The hedge funds, which also include Carlyle Group LP’s Emerging Sovereign Group, are piling into a company that’s benefiting from surging online shopping in the world’s second-largest economy. Investors are betting a burgeoning middle class and growing Internet user base will help extend the 78 percent rally since JD.com’s initial public offering a year ago.

“People have taken a look at this company, some great funds, and they like what they see,” Dan David, co-founder of Skippack, Pennsylvania-based research firm Geoinvesting, said by phone on Monday. “Hedge funds tend to do a lot more diligence on the companies they invest in than a mutual fund or any other kind of fund. They have a vested interest to take a much closer look on the ground.

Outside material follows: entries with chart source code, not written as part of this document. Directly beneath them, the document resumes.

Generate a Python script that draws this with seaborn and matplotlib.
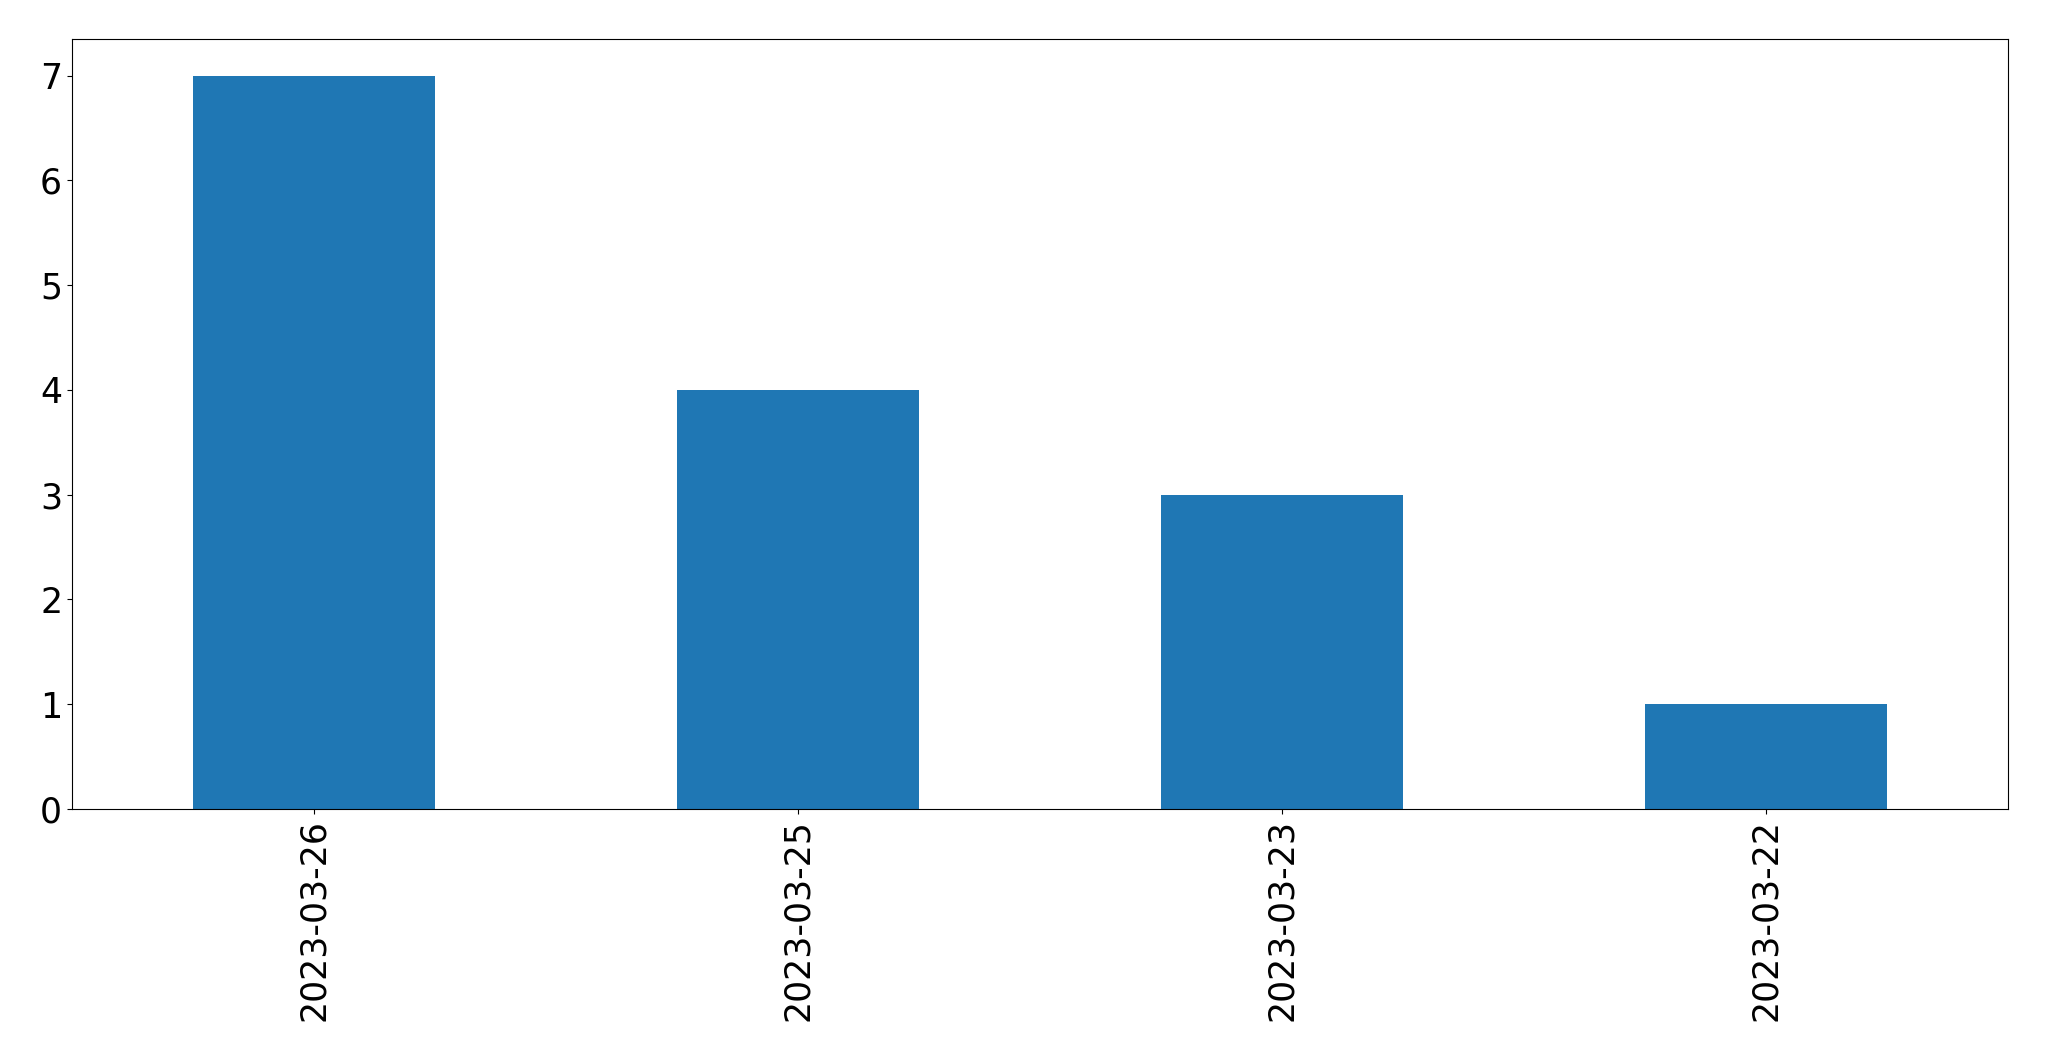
import matplotlib
matplotlib.use("Agg")
import matplotlib.pyplot as plt
import seaborn as sns
import pandas as pd

# counts per date
dates = ["2023-03-26", "2023-03-25", "2023-03-23", "2023-03-22"]
counts = [7, 4, 3, 1]

df = pd.DataFrame({"date": dates, "count": counts})

fig = plt.figure(figsize=(20.49, 10.61), dpi=100)
ax = fig.add_axes([0.0351, 0.2375, 0.9449, 0.7257])
sns.barplot(data=df, x="date", y="count", color="#1f77b4", saturation=1,
            width=0.5, ax=ax)
ax.set_xlim(-0.5, len(dates) - 0.5)
ax.set_xlabel("")
ax.set_ylabel("")
ax.tick_params(axis="both", labelsize=25)
plt.setp(ax.get_xticklabels(), rotation=90)
fig.savefig("out.png", dpi=100)
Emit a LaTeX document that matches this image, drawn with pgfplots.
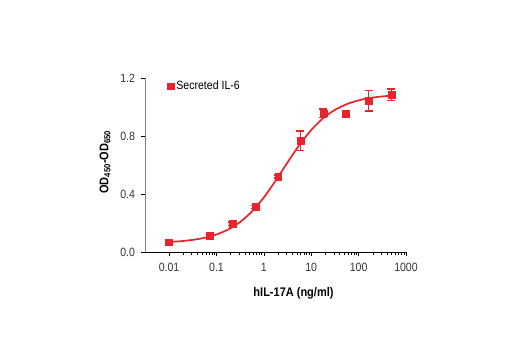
\documentclass[border=0pt]{standalone}
\usepackage{pgfplots}
\pgfplotsset{compat=1.18}
\usepackage{fontspec}
\setmainfont{Liberation Sans}[FakeStretch=0.88]
\definecolor{cred}{HTML}{E8232B}
\begin{document}
\begin{tikzpicture}[x=1pt,y=1pt]
\begin{axis}[
  at={(0,0)}, anchor=south west,
  scale only axis, width=261pt, height=174pt,
  xmode=log, xmin=0.0031, xmax=1000, ymin=0, ymax=1.2,
  axis x line=bottom, axis y line=left,
  x axis line style={-, black, line width=0.8pt},
  y axis line style={-, gray, line width=0.8pt},
  xtick={0.01,0.1,1,10,100,1000},
  xticklabels={0.01,0.1,1,10,100,1000},
  ytick={0,0.4,0.8,1.2},
  yticklabel style={xshift=-2pt, /pgf/number format/.cd, fixed, fixed zerofill, precision=1},
  /pgf/number format/assume math mode=true,
  tick style={black, line width=0.6pt},
  tick align=outside, major tick length=4.5pt,
  minor tick num=0, log ticks with fixed point,
  ticklabel style={font=\fontsize{12}{14}\selectfont, text=black!80},
  xticklabel style={yshift=-3pt},
  xlabel={\textbf{hIL-17A (ng/ml)}},
  ylabel={\textbf{OD\textsubscript{450}-OD\textsubscript{650}}},
  label style={font=\fontsize{12.5}{14}\selectfont},
  xlabel style={yshift=-9pt, xshift=18pt},
  ylabel style={yshift=3pt, xshift=3pt},
  legend style={draw=none, fill=none, at={(0.082,1.0)}, anchor=north west, font=\fontsize{12}{14}\selectfont, inner sep=1pt},
  legend image post style={xshift=-5pt},
  legend cell align=left,
  clip=false,
]
\addplot[cred, line width=1.7pt, smooth, forget plot] coordinates {
(0.01,0.0691) (0.01778,0.0747) (0.03162,0.0837) (0.05623,0.0981) (0.1,0.1208)
(0.1778,0.1555) (0.3162,0.207) (0.5623,0.2805) (1,0.3766) (1.778,0.4926)
(3.162,0.6178) (5.623,0.738) (10,0.8415) (17.78,0.922) (31.62,0.980)
(56.23,1.0197) (100,1.0457) (177.8,1.0624) (316.2,1.0729) (501,1.0784)
};
\addplot[cred, only marks, mark=square*, mark size=3.4pt,
  error bars/.cd, y dir=both, y explicit, error mark options={rotate=90, mark size=4pt, line width=1.4pt, cred},
  error bar style={line width=1.4pt, cred}]
coordinates {
(0.01,0.067) +- (0,0.008)
(0.073,0.113) +- (0,0.01)
(0.216,0.195) +- (0,0.012)
(0.66,0.31) +- (0,0.012)
(2.0,0.52) +- (0,0.01)
(5.9,0.768) +- (0,0.067)
(18,0.957) +- (0,0.03)
(54,0.955) +- (0,0.022)
(163,1.043) +- (0,0.07)
(490,1.083) +- (0,0.04)
};
\addlegendentry{Secreted IL-6}
\end{axis}
\path[use as bounding box] (-145,-98) rectangle (375,252);
\end{tikzpicture}
\end{document}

They see value there.”

Hedge funds own about 12 percent of Chinese rival Alibaba Group Holding Ltd., which has dropped 7.2 percent since its September IPO, and 5.1 percent of Apple Inc., according to data compiled by Bloomberg. The 32 percent stake they own in Allentown, Pennsylvania-based Air Products & Chemicals Inc. is the largest after Beijing-based JD.com.

Lone Pine, the $29 billion hedge fund run by Stephen Mandel, and one of the largest Tiger cubs, added almost 30 million shares of JD.com last quarter, bringing its total stake to $1.1 billion through March 31. Tiger Global Management, the investment firm run by Chase Coleman, quadrupled its stake in the company by the end of the quarter to $615 million, according to its most recent 13F filing.

Other cubs that bought JD.com, which has a market value of about $47 billion, include Coatue Management and Fox Point Capital Management, while Robertson’s Tiger Management added more than 427,000 shares.

Emerging Sovereign Group, the Carlyle Group unit founded in 2002 with seed capital from Robertson, bought 12.7 million shares in the period, valued at $374 million, filing data show.